The design of a heat exchanger depends on several factors such as:

  1. Type of fluids: Whether the fluids are gases, liquids, or vapors affects material and design choice.
  2. Flow arrangement: Determines the direction and efficiency of heat transfer.
  3. Heat transfer rate: Depends on the surface area, temperature difference, and heat transfer coefficient.
  4. Pressure drop: Must be kept within limits to maintain efficient fluid flow.
  5. Material selection: Depends on temperature, pressure, and corrosion resistance requirements.

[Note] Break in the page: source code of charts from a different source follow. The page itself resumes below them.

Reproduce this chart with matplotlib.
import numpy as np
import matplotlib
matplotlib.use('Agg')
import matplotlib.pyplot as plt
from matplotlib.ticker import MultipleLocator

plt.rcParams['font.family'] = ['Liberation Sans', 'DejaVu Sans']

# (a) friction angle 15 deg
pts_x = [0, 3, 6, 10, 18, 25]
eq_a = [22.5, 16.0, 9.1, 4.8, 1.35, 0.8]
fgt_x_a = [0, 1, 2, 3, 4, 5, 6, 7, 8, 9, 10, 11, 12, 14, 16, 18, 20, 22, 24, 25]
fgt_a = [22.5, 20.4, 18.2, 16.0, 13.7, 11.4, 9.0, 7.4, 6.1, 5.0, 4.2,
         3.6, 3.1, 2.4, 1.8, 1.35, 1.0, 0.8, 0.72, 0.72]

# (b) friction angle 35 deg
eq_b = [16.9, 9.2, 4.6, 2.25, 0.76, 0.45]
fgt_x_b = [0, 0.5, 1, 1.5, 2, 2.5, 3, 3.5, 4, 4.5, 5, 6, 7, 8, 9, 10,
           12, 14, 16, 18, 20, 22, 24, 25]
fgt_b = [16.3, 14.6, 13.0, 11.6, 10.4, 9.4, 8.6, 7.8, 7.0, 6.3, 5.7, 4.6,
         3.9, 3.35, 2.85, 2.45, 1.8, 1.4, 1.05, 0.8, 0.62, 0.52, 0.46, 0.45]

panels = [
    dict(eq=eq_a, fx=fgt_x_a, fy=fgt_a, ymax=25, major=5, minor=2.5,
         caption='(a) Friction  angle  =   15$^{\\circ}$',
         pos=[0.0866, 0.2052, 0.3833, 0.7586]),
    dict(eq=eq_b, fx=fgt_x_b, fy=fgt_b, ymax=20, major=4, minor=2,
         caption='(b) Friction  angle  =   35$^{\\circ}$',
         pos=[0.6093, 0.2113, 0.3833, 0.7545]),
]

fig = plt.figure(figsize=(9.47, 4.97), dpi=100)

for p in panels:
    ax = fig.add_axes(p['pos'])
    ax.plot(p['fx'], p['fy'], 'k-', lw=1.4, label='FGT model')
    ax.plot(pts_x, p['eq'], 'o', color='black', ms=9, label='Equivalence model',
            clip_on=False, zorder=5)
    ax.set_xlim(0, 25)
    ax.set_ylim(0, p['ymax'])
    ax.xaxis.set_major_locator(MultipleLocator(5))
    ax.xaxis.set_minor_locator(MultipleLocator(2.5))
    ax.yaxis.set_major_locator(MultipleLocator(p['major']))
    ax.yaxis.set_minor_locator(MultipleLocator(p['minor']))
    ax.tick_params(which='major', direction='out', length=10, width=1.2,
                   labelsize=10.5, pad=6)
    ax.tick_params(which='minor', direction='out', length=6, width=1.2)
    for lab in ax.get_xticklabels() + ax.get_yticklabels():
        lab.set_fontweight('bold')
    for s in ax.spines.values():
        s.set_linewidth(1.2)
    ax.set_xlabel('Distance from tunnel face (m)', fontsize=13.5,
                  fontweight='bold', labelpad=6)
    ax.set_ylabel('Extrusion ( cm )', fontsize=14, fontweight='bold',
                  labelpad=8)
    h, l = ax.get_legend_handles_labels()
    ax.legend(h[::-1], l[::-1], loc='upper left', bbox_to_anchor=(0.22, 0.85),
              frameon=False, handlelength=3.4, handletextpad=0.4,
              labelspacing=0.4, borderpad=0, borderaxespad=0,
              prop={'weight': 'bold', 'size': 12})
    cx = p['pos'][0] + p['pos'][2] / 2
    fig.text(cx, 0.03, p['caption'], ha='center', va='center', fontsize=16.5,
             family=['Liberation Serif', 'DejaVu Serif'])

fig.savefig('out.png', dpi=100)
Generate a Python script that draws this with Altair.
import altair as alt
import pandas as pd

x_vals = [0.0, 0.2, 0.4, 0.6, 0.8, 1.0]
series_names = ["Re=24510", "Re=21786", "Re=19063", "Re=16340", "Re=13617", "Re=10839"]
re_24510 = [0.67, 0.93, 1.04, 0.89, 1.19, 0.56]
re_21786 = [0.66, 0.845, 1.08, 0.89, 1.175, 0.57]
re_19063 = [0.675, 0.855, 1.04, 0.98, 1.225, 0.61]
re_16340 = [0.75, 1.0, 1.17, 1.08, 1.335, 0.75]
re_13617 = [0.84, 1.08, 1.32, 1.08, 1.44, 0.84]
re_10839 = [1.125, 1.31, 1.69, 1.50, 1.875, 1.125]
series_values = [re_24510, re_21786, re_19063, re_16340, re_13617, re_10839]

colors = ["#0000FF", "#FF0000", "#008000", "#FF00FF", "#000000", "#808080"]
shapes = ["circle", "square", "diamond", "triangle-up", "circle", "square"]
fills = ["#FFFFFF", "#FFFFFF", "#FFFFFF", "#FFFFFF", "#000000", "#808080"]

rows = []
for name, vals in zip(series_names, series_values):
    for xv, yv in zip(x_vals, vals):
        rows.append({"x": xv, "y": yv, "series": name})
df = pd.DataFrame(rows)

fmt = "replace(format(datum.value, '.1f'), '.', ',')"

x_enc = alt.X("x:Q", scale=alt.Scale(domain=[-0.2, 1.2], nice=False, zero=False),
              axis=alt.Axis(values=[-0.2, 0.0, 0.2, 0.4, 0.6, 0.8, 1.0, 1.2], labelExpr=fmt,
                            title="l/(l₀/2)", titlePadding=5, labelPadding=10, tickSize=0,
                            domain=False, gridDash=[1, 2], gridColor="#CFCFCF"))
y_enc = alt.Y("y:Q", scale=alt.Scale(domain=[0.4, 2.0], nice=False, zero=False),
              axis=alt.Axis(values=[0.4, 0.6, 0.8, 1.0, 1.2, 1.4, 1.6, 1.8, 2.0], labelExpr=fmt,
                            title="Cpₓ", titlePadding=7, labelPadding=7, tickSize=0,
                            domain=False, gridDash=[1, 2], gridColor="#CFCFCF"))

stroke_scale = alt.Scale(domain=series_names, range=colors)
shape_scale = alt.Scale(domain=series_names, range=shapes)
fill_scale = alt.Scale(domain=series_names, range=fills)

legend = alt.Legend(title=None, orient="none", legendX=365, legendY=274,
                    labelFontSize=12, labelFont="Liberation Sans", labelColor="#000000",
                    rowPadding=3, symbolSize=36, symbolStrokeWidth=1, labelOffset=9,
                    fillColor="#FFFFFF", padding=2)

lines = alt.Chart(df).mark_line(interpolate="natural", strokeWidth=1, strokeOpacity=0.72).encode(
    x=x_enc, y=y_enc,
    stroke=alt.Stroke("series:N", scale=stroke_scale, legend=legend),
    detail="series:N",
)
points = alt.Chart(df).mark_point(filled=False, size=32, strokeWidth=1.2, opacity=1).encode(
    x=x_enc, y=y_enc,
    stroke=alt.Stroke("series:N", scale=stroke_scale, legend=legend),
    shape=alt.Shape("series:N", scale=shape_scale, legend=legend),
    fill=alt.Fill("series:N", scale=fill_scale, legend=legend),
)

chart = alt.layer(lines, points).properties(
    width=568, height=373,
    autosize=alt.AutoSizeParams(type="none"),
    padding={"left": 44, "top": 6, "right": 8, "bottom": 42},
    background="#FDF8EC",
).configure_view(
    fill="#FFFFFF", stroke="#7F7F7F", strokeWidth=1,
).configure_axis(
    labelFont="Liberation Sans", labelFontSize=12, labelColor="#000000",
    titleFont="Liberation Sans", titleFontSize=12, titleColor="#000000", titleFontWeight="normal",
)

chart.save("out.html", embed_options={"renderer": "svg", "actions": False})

For high efficiency, materials like copper, aluminum, and stainless steel are often used because they have high thermal conductivity and good strength.

Advantages

  1. Efficient transfer of heat between fluids.
  2. Compact design suitable for different applications.
  3. Saves energy by recovering waste heat.
  4. Reduces operating costs in thermal systems.
  5. Can handle wide temperature and pressure ranges.

Limitations

  1. High initial cost for large industrial units.
  2. Maintenance is required to prevent fouling and scaling.
  3. Performance decreases if surfaces become dirty.
  4. Leakage can occur if the separating wall is damaged.
  5. Design becomes complex for multi-fluid systems.

Example

In an automobile radiator, hot coolant from the engine flows through thin tubes, while air passes over the tubes. The heat from the coolant is transferred to the air, cooling the fluid before it returns to the engine. This is a simple example of a cross flow heat exchanger used for engine cooling.

Conclusion

A heat exchanger is an essential device in mechanical and thermal engineering that enables efficient heat transfer between fluids. It helps in conserving energy, controlling temperature, and improving system performance. Various designs such as shell and tube, plate, and finned type exchangers serve specific industrial needs. By understanding its working, types, and applications, engineers can select the right heat exchanger to ensure efficient operation and energy savings in different processes.